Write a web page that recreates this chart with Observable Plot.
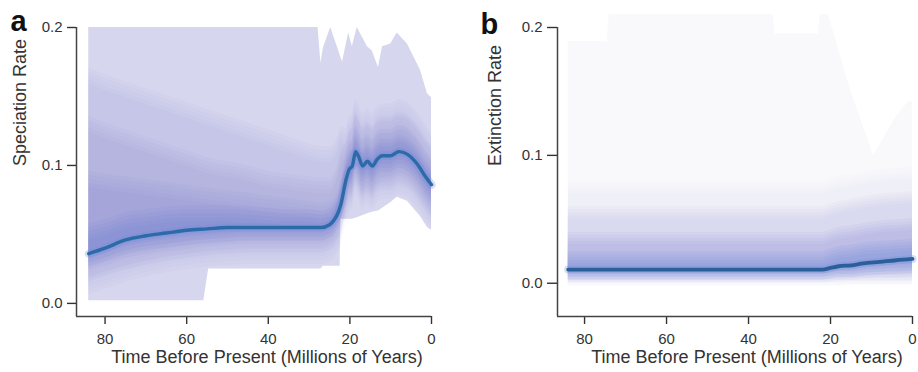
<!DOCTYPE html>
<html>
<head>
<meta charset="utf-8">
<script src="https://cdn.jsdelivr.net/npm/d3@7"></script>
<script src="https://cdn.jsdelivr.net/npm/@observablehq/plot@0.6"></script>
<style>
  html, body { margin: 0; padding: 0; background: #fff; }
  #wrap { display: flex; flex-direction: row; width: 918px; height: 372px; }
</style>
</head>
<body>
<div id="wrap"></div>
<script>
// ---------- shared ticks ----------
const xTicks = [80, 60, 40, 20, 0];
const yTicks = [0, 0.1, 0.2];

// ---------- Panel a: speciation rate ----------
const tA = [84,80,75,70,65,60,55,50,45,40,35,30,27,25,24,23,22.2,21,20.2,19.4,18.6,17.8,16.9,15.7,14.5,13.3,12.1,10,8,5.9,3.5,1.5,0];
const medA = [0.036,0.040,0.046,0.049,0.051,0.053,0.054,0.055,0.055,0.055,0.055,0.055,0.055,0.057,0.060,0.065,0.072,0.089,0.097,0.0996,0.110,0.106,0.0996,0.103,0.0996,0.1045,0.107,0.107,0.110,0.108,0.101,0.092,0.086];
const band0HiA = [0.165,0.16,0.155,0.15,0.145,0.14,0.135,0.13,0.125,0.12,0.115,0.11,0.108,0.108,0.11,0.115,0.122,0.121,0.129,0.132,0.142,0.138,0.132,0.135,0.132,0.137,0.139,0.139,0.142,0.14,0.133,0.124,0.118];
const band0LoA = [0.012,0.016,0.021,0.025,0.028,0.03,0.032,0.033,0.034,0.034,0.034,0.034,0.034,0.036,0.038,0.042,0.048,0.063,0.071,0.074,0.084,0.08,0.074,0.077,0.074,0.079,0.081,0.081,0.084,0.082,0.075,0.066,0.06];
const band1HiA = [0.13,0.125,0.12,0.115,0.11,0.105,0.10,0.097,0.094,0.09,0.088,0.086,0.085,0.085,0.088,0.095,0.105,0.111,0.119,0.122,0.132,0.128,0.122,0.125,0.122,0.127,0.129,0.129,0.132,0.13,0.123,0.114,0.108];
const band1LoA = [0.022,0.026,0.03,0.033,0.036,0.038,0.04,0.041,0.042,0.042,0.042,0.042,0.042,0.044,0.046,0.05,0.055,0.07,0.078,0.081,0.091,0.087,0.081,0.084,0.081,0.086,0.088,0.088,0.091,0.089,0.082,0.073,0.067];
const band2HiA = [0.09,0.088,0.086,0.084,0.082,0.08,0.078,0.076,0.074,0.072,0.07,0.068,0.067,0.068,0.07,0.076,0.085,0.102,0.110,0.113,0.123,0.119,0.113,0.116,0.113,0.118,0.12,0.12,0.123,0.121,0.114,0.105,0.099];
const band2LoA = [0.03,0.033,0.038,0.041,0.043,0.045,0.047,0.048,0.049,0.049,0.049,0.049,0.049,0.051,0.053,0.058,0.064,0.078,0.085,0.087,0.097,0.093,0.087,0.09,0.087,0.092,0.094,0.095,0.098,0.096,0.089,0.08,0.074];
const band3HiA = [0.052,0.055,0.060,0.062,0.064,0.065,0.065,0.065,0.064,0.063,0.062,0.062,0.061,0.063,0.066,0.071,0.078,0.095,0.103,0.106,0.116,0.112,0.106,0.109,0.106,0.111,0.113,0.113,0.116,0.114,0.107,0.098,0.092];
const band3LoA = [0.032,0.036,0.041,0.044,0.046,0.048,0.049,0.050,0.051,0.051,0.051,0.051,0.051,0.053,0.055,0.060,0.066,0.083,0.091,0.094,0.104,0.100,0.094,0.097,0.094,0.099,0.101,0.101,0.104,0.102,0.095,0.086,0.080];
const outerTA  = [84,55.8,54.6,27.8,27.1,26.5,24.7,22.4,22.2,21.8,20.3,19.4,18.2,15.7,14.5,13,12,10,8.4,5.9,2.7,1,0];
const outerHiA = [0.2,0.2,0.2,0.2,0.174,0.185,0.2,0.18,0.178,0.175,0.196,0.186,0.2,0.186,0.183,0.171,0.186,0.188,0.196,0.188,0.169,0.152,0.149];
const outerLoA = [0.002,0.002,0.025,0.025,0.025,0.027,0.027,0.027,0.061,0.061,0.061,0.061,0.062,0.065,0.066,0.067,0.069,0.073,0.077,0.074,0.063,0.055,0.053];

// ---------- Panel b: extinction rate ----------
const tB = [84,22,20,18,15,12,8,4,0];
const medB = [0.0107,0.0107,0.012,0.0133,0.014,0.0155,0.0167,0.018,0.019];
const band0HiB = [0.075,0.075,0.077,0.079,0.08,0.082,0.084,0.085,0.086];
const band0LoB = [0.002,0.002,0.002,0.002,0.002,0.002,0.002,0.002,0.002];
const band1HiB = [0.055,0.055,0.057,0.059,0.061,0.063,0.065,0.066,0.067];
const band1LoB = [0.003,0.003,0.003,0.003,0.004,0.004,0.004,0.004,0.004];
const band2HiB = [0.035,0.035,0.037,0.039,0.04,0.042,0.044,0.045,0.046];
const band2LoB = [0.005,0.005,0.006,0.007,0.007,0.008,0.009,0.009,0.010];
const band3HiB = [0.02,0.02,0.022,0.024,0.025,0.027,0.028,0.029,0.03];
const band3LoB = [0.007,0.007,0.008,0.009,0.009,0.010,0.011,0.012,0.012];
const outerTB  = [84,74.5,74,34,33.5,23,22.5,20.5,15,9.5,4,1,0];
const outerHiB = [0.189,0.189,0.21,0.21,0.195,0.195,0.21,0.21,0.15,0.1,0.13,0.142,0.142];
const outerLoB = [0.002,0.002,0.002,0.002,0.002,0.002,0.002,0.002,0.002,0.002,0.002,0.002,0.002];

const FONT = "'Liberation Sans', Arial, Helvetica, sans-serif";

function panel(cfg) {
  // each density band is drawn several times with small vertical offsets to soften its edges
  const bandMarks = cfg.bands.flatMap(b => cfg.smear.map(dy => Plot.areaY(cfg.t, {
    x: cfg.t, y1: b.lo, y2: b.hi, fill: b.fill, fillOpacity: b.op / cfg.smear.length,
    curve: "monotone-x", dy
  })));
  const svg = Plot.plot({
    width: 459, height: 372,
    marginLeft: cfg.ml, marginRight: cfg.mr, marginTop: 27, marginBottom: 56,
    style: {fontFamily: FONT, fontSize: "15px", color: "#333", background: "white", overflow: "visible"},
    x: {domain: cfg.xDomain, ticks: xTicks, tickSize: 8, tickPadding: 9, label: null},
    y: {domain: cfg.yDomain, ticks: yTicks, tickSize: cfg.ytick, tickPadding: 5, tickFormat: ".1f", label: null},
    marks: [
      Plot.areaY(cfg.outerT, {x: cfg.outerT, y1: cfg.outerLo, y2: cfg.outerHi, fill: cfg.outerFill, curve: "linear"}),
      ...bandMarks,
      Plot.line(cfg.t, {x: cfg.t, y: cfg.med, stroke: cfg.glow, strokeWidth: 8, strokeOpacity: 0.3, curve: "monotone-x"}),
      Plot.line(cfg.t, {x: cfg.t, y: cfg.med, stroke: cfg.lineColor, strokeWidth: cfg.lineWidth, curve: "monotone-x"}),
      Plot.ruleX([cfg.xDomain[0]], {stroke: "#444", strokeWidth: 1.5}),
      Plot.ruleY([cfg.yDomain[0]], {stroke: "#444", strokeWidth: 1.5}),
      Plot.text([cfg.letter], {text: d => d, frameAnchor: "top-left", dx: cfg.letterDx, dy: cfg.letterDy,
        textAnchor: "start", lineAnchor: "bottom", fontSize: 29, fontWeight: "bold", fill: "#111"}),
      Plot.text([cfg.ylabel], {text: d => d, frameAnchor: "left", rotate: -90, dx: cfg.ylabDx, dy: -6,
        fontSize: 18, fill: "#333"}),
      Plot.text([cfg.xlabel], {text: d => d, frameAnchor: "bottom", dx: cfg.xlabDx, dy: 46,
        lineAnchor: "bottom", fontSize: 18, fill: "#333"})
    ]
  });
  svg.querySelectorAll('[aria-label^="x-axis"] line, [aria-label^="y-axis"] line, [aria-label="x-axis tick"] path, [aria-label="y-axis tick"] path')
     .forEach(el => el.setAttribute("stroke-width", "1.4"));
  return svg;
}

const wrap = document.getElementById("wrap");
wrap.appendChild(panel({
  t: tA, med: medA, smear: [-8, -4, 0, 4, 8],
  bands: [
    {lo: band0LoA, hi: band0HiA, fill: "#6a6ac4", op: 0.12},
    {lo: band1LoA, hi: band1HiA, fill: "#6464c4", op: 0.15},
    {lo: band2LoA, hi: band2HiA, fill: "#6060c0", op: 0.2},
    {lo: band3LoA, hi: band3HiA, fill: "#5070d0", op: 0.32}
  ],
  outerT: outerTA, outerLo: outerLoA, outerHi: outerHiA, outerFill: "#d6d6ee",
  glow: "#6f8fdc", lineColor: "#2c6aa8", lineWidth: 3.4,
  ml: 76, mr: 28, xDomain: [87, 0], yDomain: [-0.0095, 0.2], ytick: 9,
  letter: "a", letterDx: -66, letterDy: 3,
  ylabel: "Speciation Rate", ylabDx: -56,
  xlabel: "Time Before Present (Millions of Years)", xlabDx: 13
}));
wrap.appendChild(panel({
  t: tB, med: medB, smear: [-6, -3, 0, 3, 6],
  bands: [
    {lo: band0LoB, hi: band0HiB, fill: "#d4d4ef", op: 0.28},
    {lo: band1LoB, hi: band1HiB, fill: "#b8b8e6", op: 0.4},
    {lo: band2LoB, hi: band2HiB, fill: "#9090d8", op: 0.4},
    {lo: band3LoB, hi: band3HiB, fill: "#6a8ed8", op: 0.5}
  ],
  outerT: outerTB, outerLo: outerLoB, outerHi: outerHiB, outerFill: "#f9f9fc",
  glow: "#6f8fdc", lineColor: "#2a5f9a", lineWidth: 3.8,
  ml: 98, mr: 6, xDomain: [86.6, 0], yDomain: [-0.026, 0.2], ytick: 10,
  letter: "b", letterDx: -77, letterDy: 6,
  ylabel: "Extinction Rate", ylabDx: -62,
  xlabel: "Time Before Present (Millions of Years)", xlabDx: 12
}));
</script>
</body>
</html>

──────────────────────────────

» WHAT THIS TASK INVOLVES:
Make an exact copy of the lines from the top of the material through the line with "const yTicks = [0, 0.1, 0.2];", pictures excluded.

» FULL ANSWER:
Write a web page that recreates this chart with Observable Plot.
<!DOCTYPE html>
<html>
<head>
<meta charset="utf-8">
<script src="https://cdn.jsdelivr.net/npm/d3@7"></script>
<script src="https://cdn.jsdelivr.net/npm/@observablehq/plot@0.6"></script>
<style>
  html, body { margin: 0; padding: 0; background: #fff; }
  #wrap { display: flex; flex-direction: row; width: 918px; height: 372px; }
</style>
</head>
<body>
<div id="wrap"></div>
<script>
// ---------- shared ticks ----------
const xTicks = [80, 60, 40, 20, 0];
const yTicks = [0, 0.1, 0.2];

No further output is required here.